What I do not love is over-thinning fine hair. That can make the ends look see-through and weak. A tapered crop should create the feeling of fullness through smart cutting, not by stripping out half the hair. A good stylist will keep the top textured enough to move, but not so chopped up that it falls apart.
The styling is simple. A pea-sized amount of mousse or light styling cream at the roots, a quick blow-dry, and maybe a little finger lift at the crown. That’s usually enough.
It’s a strong choice if your hair has gotten finer over time and you’re tired of trying to make length do something it no longer wants to do. Shorter can be easier. Much easier.

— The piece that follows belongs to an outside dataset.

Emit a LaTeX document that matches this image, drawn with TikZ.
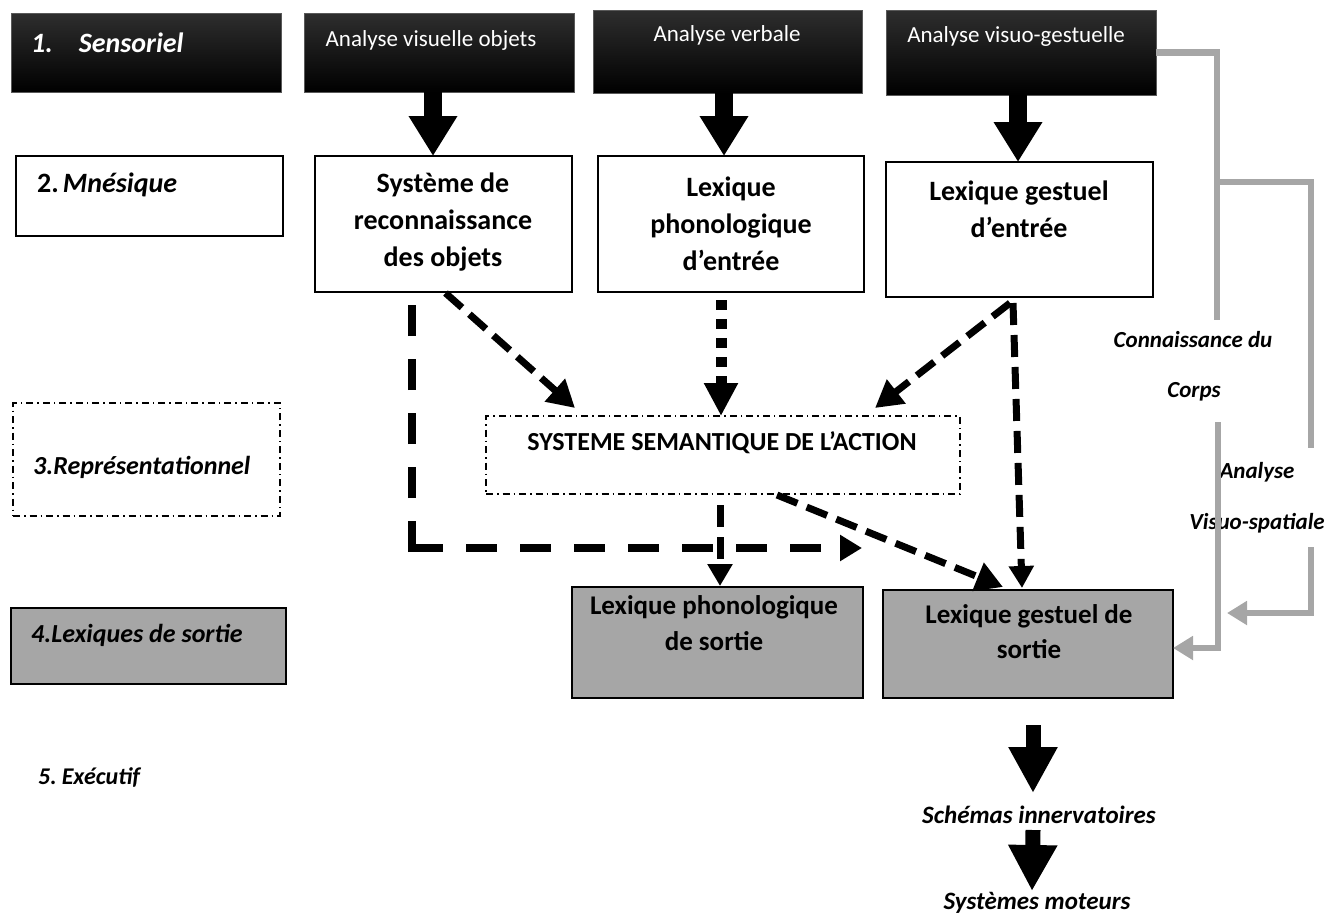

17. Soft Bixie With Tapered Sides
A bixie sits between a bob and a pixie, and that middle ground is exactly why it works so well. You get the ease of short hair, but you keep enough length around the top and sides to soften the face.
The soft version is the one to ask for. Tapered sides, a little lift at the crown, and ends that move instead of sticking out like little spikes. That makes the cut feel grown-up and wearable, not trendy in a way that ages fast. It also grows out in a decent shape, which is half the battle with short cuts.
I like this for women who want a change but don’t want to commit to a very short pixie or a heavy bob. It’s fast to style, easy to tuck behind the ears, and forgiving when the weather turns damp. A little cream or paste through the top is usually enough.
There’s a reason this shape keeps getting chosen. It gives you freedom without looking unfinished.
Final Thoughts
The best low maintenance haircut is the one that fits the hair you actually have, not the hair you remember having. That’s the part people skip, and it’s why so many cuts end up feeling high-maintenance even when they looked easy in the chair.
If your hair is finer, look for bluntness and shape. If it’s thick, look for weight removal in the right places. If it’s curly or wavy, let the pattern lead. Simple. Not always easy, but simple.
And if a haircut needs a twenty-minute styling routine before you can leave the house, it probably isn’t low maintenance. The right cut should feel like it’s helping you out, not asking for a second shift.